“Don’t look back.” That’s a popular phrase often used to inspire confidence in your decisions. While that might be good personal advice, it’s terrible business advice. Where business is concerned, the opposite is true: “Look back often.” Looking back is a vital component of the competitive marketplace – someone might be gaining on you, and you need to know about it. But on a deeper level, looking back is an exercise in taking stock of where the business has come from, how far it’s gone, and how close it is in relation to where you want to be. Staying ahead of the curve requires a retrospective on past performance and what clues it offers on the future.

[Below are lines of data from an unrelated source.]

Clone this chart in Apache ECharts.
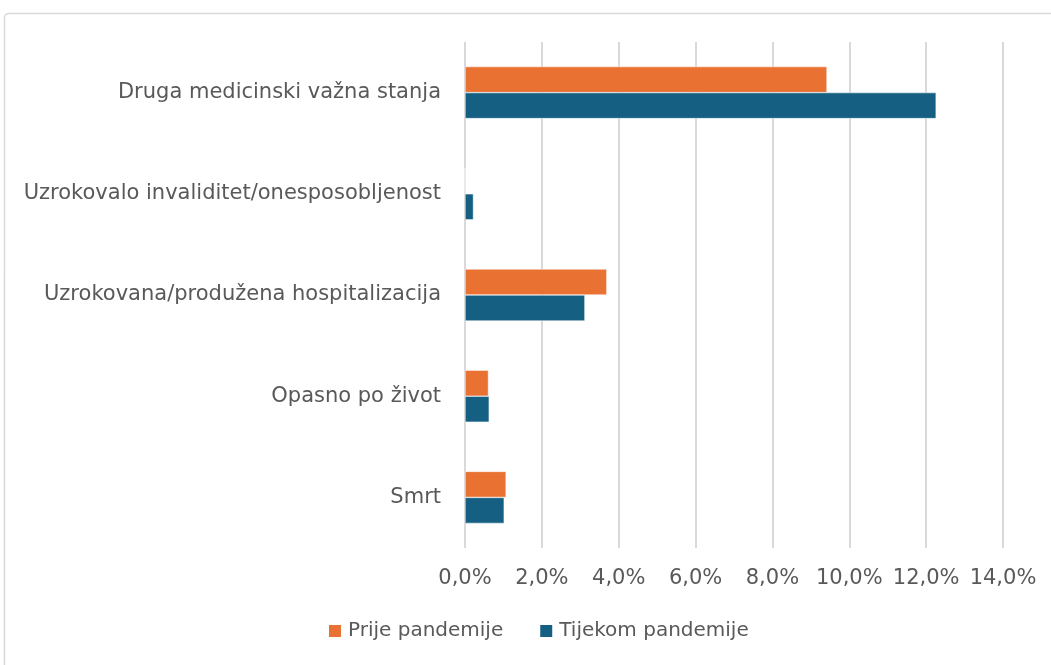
<!DOCTYPE html>
<html><head><meta charset="utf-8">
<script src="https://cdn.jsdelivr.net/npm/echarts@6/dist/echarts.min.js"></script>
<style>html,body{margin:0;padding:0;background:#fff}#c{width:1051px;height:665px}</style>
</head><body><div id="c"></div>
<script>
const categories = ["Druga medicinski važna stanja","Uzrokovalo invaliditet/onesposobljenost","Uzrokovana/produžena hospitalizacija","Opasno po život","Smrt"];
const prijeValues = [9.42, 0, 3.69, 0.61, 1.07];
const tijekomValues = [12.26, 0.22, 3.12, 0.63, 1.02];
const seriesNames = ["Prije pandemije","Tijekom pandemije"];
const colors = ["#E97132","#156082"];
const chart = echarts.init(document.getElementById('c'), null, {renderer:'canvas'});
const font = "'DejaVu Sans', sans-serif";
chart.setOption({
  animation:false,
  backgroundColor:'#fff',
  graphic:[{type:'rect',shape:{x:4.5,y:13.5,width:1100,height:700,r:4},style:{fill:'none',stroke:'#d9d9d9',lineWidth:1.5},silent:true}],
  grid:{left:465,right:48,top:42,bottom:117,containLabel:false},
  legend:{bottom:19,left:322,itemWidth:14,itemHeight:14,itemGap:35,icon:'rect',
    textStyle:{color:'#595959',fontSize:20,fontFamily:font,padding:[0,0,0,1]},data:seriesNames},
  xAxis:{type:'value',min:0,max:14,interval:2,
    axisLabel:{formatter:v=>v.toFixed(1).replace('.',',')+'%',color:'#595959',fontSize:21,fontFamily:font,margin:20},
    splitLine:{show:true,lineStyle:{color:'#d9d9d9',width:2}},axisLine:{show:false},axisTick:{show:false}},
  yAxis:{type:'category',data:categories,inverse:true,
    axisLabel:{color:'#595959',fontSize:21,fontFamily:font,margin:24},
    axisLine:{show:false},axisTick:{show:false}},
  series:[
    {name:seriesNames[0],type:'bar',data:prijeValues,barWidth:26,barGap:'0%',itemStyle:{color:colors[0],borderColor:'#fff',borderWidth:0.5}},
    {name:seriesNames[1],type:'bar',data:tijekomValues,barWidth:26,barGap:'0%',itemStyle:{color:colors[1],borderColor:'#fff',borderWidth:0.5}}
  ]
});
</script></body></html>
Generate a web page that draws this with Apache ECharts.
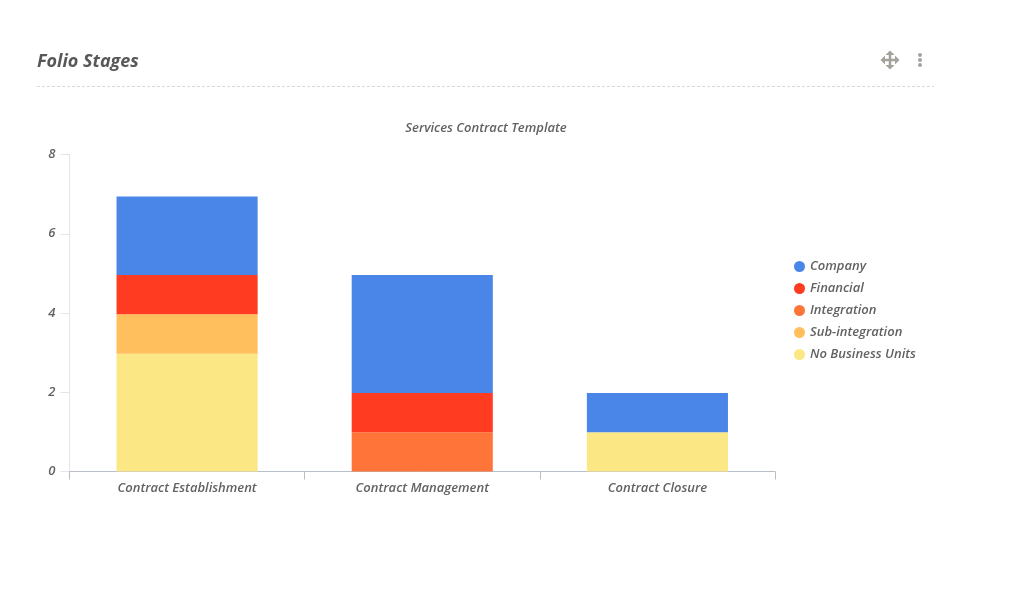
<!DOCTYPE html>
<html>
<head>
<meta charset="utf-8">
<style>html,body{margin:0;padding:0;background:#fff}#c{width:1022px;height:608px}</style>
<script src="https://cdn.jsdelivr.net/npm/echarts@6/dist/echarts.min.js"></script>
</head>
<body>
<div id="c"></div>
<script>
const stages = ['Contract Establishment', 'Contract Management', 'Contract Closure'];
const company = [2, 3, 1];
const financial = [1, 1, 0];
const integration = [0, 1, 0];
const subIntegration = [1, 0, 0];
const noBusinessUnits = [3, 0, 1];
const yTicks = [0, 2, 4, 6, 8];

const FONT = '"Open Sans"';
const TEXT = '#626262';
const ICON = '#a5a19b';
const labelStyle = { fontFamily: FONT, fontSize: 13, fontStyle: 'italic', fontWeight: 600, color: TEXT };

function stackSeries(name, values, color) {
  return {
    name, type: 'bar', stack: 'stage', barWidth: '60%', yAxisIndex: 1,
    data: values.map(v => v === 0 ? null : v),
    itemStyle: { color },
    emphasis: { disabled: true }
  };
}

const chart = echarts.init(document.getElementById('c'), null, { renderer: 'canvas' });
chart.setOption({
  animation: false,
  backgroundColor: '#fff',
  title: [
    { text: 'Folio Stages', left: 32, top: 48,
      textStyle: { fontFamily: FONT, fontSize: 18, fontStyle: 'italic', fontWeight: 700, color: '#585858' } },
    { text: 'Services Contract Template', left: 481, top: 117, textAlign: 'center',
      textStyle: labelStyle }
  ],
  legend: {
    orient: 'vertical', left: 789, top: 254, icon: 'circle',
    itemWidth: 11, itemHeight: 11, itemGap: 7, selectedMode: false,
    textStyle: { ...labelStyle, lineHeight: 15 },
    data: ['Company', 'Financial', 'Integration', 'Sub-integration', 'No Business Units']
  },
  grid: { left: 69.5, top: 154.5, width: 705.5, height: 317, containLabel: false },
  xAxis: {
    type: 'category', data: stages,
    axisLine: { lineStyle: { color: '#b8bfc9', width: 1 } },
    axisTick: { show: true, length: 8, lineStyle: { color: '#b8bfc9' } },
    axisLabel: { ...labelStyle, margin: 10 }
  },
  yAxis: [
    {
      type: 'value', min: yTicks[0], max: yTicks[yTicks.length - 1], interval: 2,
      axisLine: { show: true, lineStyle: { color: '#e4e4e4', width: 1 } },
      axisTick: { show: true, length: 9, lineStyle: { color: '#e4e4e4' } },
      splitLine: { show: false },
      axisLabel: { ...labelStyle, margin: 14, padding: [4, 0, 0, 0] }
    },
    // the bars use their own slightly wider scale, so their tops sit just under the ticks
    { type: 'value', min: 0, max: 8.07, show: false, splitLine: { show: false } }
  ],
  series: [
    stackSeries('No Business Units', noBusinessUnits, '#fbe885'),
    stackSeries('Sub-integration', subIntegration, '#ffbf5c'),
    stackSeries('Integration', integration, '#ff7438'),
    stackSeries('Financial', financial, '#ff3b22'),
    stackSeries('Company', company, '#4a86e8')
  ],
  graphic: [
    { type: 'line', shape: { x1: 37, y1: 86.5, x2: 934, y2: 86.5 },
      style: { stroke: '#d9d9d9', lineWidth: 1, lineDash: [3, 2] } },
    // move handle: crossed shaft with four arrowheads
    { type: 'group', x: 890, y: 60, children: [
      { type: 'line', shape: { x1: -7, y1: 0, x2: 7, y2: 0 }, style: { stroke: ICON, lineWidth: 2.5 } },
      { type: 'line', shape: { x1: 0, y1: -7, x2: 0, y2: 7 }, style: { stroke: ICON, lineWidth: 2.5 } },
      { type: 'polygon', shape: { points: [[-9.5, 0], [-5, -4.5], [-5, 4.5]] }, style: { fill: ICON } },
      { type: 'polygon', shape: { points: [[9.5, 0], [5, -4.5], [5, 4.5]] }, style: { fill: ICON } },
      { type: 'polygon', shape: { points: [[0, -9.5], [-4.5, -5], [4.5, -5]] }, style: { fill: ICON } },
      { type: 'polygon', shape: { points: [[0, 9.5], [-4.5, 5], [4.5, 5]] }, style: { fill: ICON } }
    ] },
    // overflow menu dots
    { type: 'circle', shape: { cx: 920, cy: 55, r: 2 }, style: { fill: ICON } },
    { type: 'circle', shape: { cx: 920, cy: 60, r: 2 }, style: { fill: ICON } },
    { type: 'circle', shape: { cx: 920, cy: 65, r: 2 }, style: { fill: ICON } }
  ]
});
</script>
</body>
</html>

These are problems that every business information technology (IT) organization faces when developing new services: How will they know that an IT service is successful? How will they know what kind of value it provides to the customer? Which measurements and metrics will appear on the yardstick of progress? There are definite right and wrong answers to these questions; the right answers will provide insight into value and service improvement, while the wrong answers risk leading an IT service off-track entirely. Let’s take a look at some of the common challenges and solutions.
METRICS AND MEASUREMENT
To keep IT Services as efficient and effective as possible, they need to be held to a tight standard against critical success factors such as “Respond to Incidents Quickly” and “Maintain Customer Satisfaction”. This is where metrics and measurements can be used to identify an organization’s IT Service Management strengths and weaknesses and play a key role in continual service improvement. To that end, IT Service managers need to engage in frequent reflection: Are customers viewing IT services as responsive and solution-oriented? Are IT services meeting business requirements? Are incidents being scaled according to proper service-level agreement (SLA) and priority level? These are all components of service value and can only be effectively measured through the use of relevant performance metrics.
The key term is “relevant”. Collecting data and giving it a name is easy, but metrics for the sake of metrics accomplish nothing. Too many IT managers make the mistake of collecting and organizing huge amounts of data, spending a great deal of time and effort on lovely charts but to no real point or purpose. Metrics shouldn’t be tracked simply because the data is available. What was George Mallory’s stated reason for attempting to climb Everest? “Because it’s there!”
IT Service managers shouldn’t take the George Mallory approach. Instead, consider the classic IT metric dialectic: What can we measure vs. What should we measure? The latter question needs to be the basis of metric development in order to properly align with business objectives and contribute to management thinking.
There is no one-size-fits-all solution for a suite of service desk and incident metrics, but there are best practices which can be utilized for a solid first approach:
- As alluded to earlier, Align metrics with business requirements. This fits in nicely with SLA considerations. Properly aligned, metrics provide direct insight into service value and the business impact of improvements to IT service delivery. This allows IT Service managers to view value through the customer’s eyes.
- Understand how certain metrics interrelate; for instance, First Contact Resolution (FCR) and Average Call Handling Time (AHT). If excessive emphasis is placed on AHT, then Help Desk personnel may focus too much on ending calls quickly – possibly leading to a decrease in FCR. By that same token, focusing too heavily on FCR may lead to personnel spending far too long on calls that should instead be sent to Level 2 support. Consider the interrelation of these metrics when assessing their importance.
- Monitor the trends, not just the values. Present and past value can only tell you what has already occurred, but the trend offers a glimpse into the future. If IT service metrics are headed in a direction that doesn’t meet business objectives, spotting the trend in advance allows management the opportunity to fix the issue before it becomes a major failure.
The ultimate goal of collecting IT service metrics is to reveal more than just relevant performance trends; they should identify resounding opportunities for service improvement, the bread and butter of increasing customer satisfaction and value. Crafting performance metrics centered around customer-focused goals and business objectives will shed light on the process of continual service improvement, maximizing customer value over the longer term.
Even after crafting meaningful, relevant metrics, there are still pitfalls to watch out for. From the get-go, the proper tools need to be in place for collecting measurements interpreting them into metrics. If data recorded is inaccurate or overly complicated to work with, then IT service managers will have a difficult time maximizing the value they bring to the improvement process. It can also be tempting for an IT organization to lose focus of the customer entirely in favor of the metric instead, making the enterprise a numbers game. This isn’t always obvious at first, but issues with customer satisfaction pile up as it becomes evident that services aren’t attentive to evolving or contextual customer needs. Metrics should never, ever be considered a replacement for ongoing service-related discussions with the customer.
Let this be an introductory lesson to the finer points of metrics and measurements. Remember, they should be carefully selected and relevant, and never-ever used as a substitute for direct customer feedback. With the right application, meticulously tracked and relevant metrics will provide a huge amount of insight into service performance – opening it for improvement.